Title:Brave new categorical spectral positive Schubert geometry and the categorical Dual Amplituhedron

Abstract:This ArXiv preprint of my doctoral dissertation, which, at this stage, has not yet been accepted by the doctoral thesis committee, is intended both to lay the groundwork for a series of papers, and to confirm the existence of a first proposed solution to the "Dual Amplituhedron" problem posed in 2014 by Princeton physicists N. Arkani-Hamed and J. Trnka, a mathematical object which encapsulate the calculation of scattering amplitudes in high-energy particle colliders.

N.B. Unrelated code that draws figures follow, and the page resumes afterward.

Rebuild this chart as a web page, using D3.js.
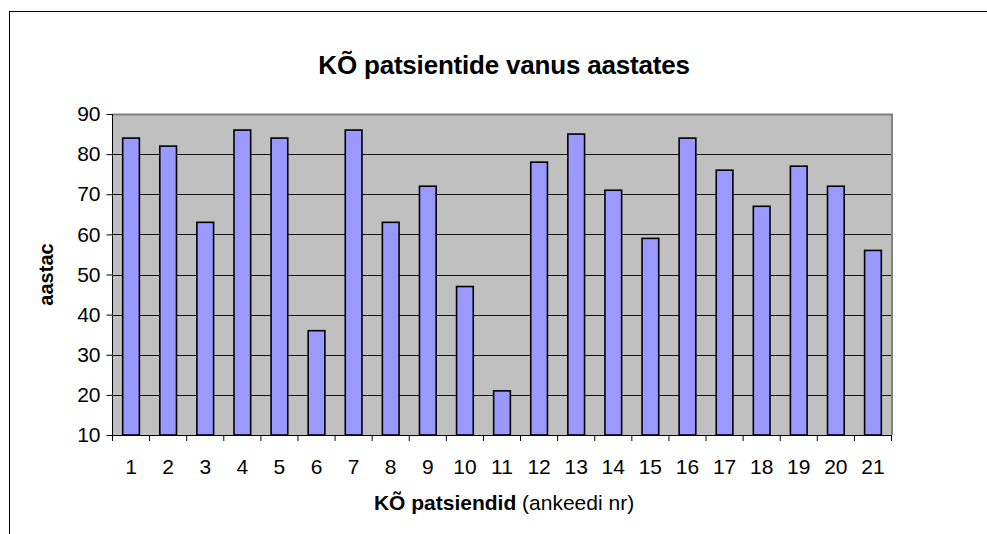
<!DOCTYPE html>
<html>
<head>
<meta charset="utf-8">
<script src="https://cdn.jsdelivr.net/npm/d3@7"></script>
<style>
  body { margin: 0; background: #fff; }
  text { font-family: Arial, "Liberation Sans", sans-serif; fill: #000; }
</style>
</head>
<body>
<div id="chart"></div>
<script>
var categories = ["1", "2", "3", "4", "5", "6", "7", "8", "9", "10", "11",
                  "12", "13", "14", "15", "16", "17", "18", "19", "20", "21"]
var ages = [84, 82, 63, 86, 84, 36, 86, 63, 72, 47, 21,
            78, 85, 71, 59, 84, 76, 67, 77, 72, 56]
var yTicks = [10, 20, 30, 40, 50, 60, 70, 80, 90]
var yDomain = [10, 90]

var titleText = "KÕ patsientide vanus aastates",
    yTitleText = "aastac",
    xTitleBold = "KÕ patsiendid",
    xTitleRest = " (ankeedi nr)"

var W = 987, H = 534,
    plot = { left: 112.5, top: 114, right: 891.5, bottom: 435 }

var svg = d3.select("#chart").append("svg")
    .attr("width", W)
    .attr("height", H)

// chart frame (only top and left edges are inside the picture)
svg.append("rect")
    .attr("x", 9.5).attr("y", 11.5)
    .attr("width", W + 20).attr("height", H + 20)
    .style("fill", "#fff")
    .style("stroke", "#000")
    .style("stroke-width", 1)

var x = d3.scaleBand()
    .domain(categories)
    .range([plot.left, plot.right])
    .paddingInner(0.55)
    .paddingOuter(0.275)

var xEdges = d3.scaleBand()
    .domain(categories)
    .range([plot.left, plot.right])

var y = d3.scaleLinear()
    .domain(yDomain)
    .range([plot.bottom, plot.top])

// plot background
svg.append("rect")
    .attr("x", plot.left).attr("y", plot.top)
    .attr("width", plot.right - plot.left)
    .attr("height", plot.bottom - plot.top)
    .style("fill", "#c0c0c0")

// gridlines
svg.append("g")
    .selectAll("line")
    .data(yTicks.filter(d => d > yDomain[0] && d < yDomain[1]))
    .join("line")
    .attr("x1", plot.left).attr("x2", plot.right)
    .attr("y1", d => Math.round(y(d)) + 0.5)
    .attr("y2", d => Math.round(y(d)) + 0.5)
    .style("stroke", "#111")
    .style("stroke-width", 1)

// gray top/right border of plot area
svg.append("path")
    .attr("d", "M" + plot.left + "," + (plot.top + 0.5) + "H" + (plot.right + 0.5) + "V" + plot.bottom)
    .style("fill", "none")
    .style("stroke", "#808080")
    .style("stroke-width", 2)

// bars
svg.append("g")
    .selectAll("rect")
    .data(ages)
    .join("rect")
    .attr("x", (d, i) => x(categories[i]))
    .attr("y", d => y(d))
    .attr("width", x.bandwidth())
    .attr("height", d => y(yDomain[0]) - y(d))
    .style("fill", "#9999ff")
    .style("stroke", "#000")
    .style("stroke-width", 1.6)

// y axis
var yAxis = svg.append("g")
    .attr("transform", "translate(" + plot.left + ",0)")
    .call(d3.axisLeft(y).tickValues(yTicks).tickSize(6).tickPadding(6).tickFormat(d3.format("d")))
yAxis.select(".domain").attr("d", "M0," + plot.top + "V" + plot.bottom).style("stroke", "#000")
yAxis.selectAll(".tick line").style("stroke", "#000")
yAxis.selectAll("text")
    .style("font-size", "21px")
    .style("font-family", "Arial, 'Liberation Sans', sans-serif")
    .attr("fill", "#000")

// x axis: ticks at category edges, labels centred
var xAxis = svg.append("g")
    .attr("transform", "translate(0," + plot.bottom + ")")
xAxis.append("line")
    .attr("x1", plot.left).attr("x2", plot.right)
    .attr("y1", 0.5).attr("y2", 0.5)
    .style("stroke", "#000")
xAxis.selectAll("line.edge")
    .data(categories.concat(["end"]))
    .join("line")
    .attr("class", "edge")
    .attr("x1", (d, i) => i < categories.length ? xEdges(d) : plot.right)
    .attr("x2", (d, i) => i < categories.length ? xEdges(d) : plot.right)
    .attr("y1", 0).attr("y2", 6)
    .style("stroke", "#000")
xAxis.selectAll("text")
    .data(categories)
    .join("text")
    .attr("x", d => xEdges(d) + xEdges.bandwidth() / 2)
    .attr("y", 38.5)
    .attr("text-anchor", "middle")
    .style("font-size", "21px")
    .text(d => d)

// title
svg.append("text")
    .attr("x", 504)
    .attr("y", 74)
    .attr("text-anchor", "middle")
    .style("font-size", "26px")
    .style("font-weight", "bold")
    .style("letter-spacing", "-0.2px")
    .text(titleText)

// y axis title
svg.append("text")
    .attr("transform", "translate(53," + ((plot.top + plot.bottom) / 2) + ") rotate(-90)")
    .attr("text-anchor", "middle")
    .style("font-size", "20px")
    .style("font-weight", "bold")
    .text(yTitleText)

// x axis title
var xt = svg.append("text")
    .attr("x", 504)
    .attr("y", 510)
    .attr("text-anchor", "middle")
    .style("font-size", "21px")
xt.append("tspan").style("font-weight", "bold").text(xTitleBold)
xt.append("tspan").text(xTitleRest)
</script>
</body>
</html>
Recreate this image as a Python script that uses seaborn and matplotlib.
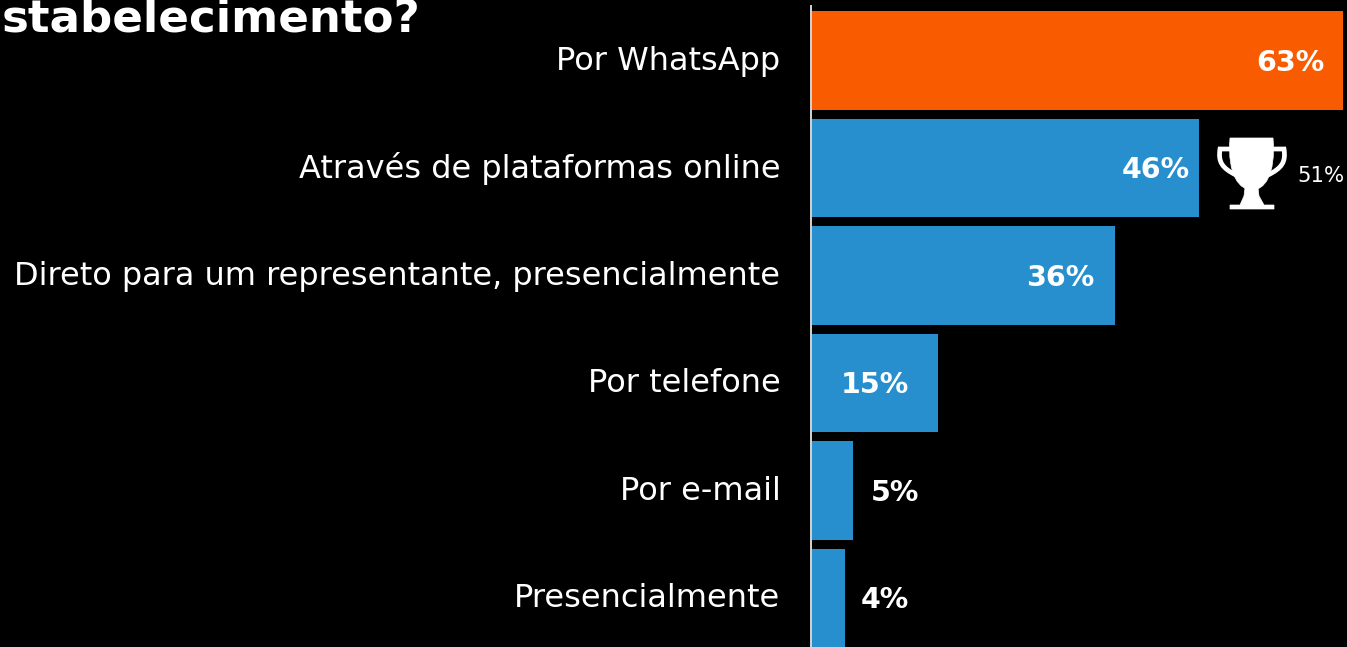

The first part of this thesis deals with a rewriting of the positive real Grassmannian and performing the singular gluing of its positroid varieties in a new way via Spectral Algebraic Geometry of J. Lurie on "structured" spaces and a categorification of his "Tannaka Duality for Quasi-coherent Stacks", finding in this formal moduli problem, a compact yet holistic formulation via perverse intersection complexes of P. Deligne. This algebraico-geometric perspective paired with a synthetic differential-geometric perspective, namely the Differential Cohesion of B. Lawvere and U. Schreiber, subsumes infinitesimal thickenings, crystalline cohomology of De Rham stacks, the "Modalities of Structured Geometries" and the unification of their cohomologies of the underlying concrete topological etale algebraic space. The second part uses this rewriting of positive Schubert geometry and "The Cohomology of Brauer-Grothendieck Spaces" of B. Toën and B. Antieau, to show that, instead of the Grassmannian spectral Deligne-Mumford stack which is autodual in the infinity-category of prestable infinity-categories of modules on E\infty-ring spectra, the Amplituhedron, categorified in a functor between infinity topoï, possesses a concrete non-trivial dual, and has a De Rham volume, facts of interest for the expected Duality between the Standard Model of particles and String Theory. This new construction yields the Dual Amplituhedron.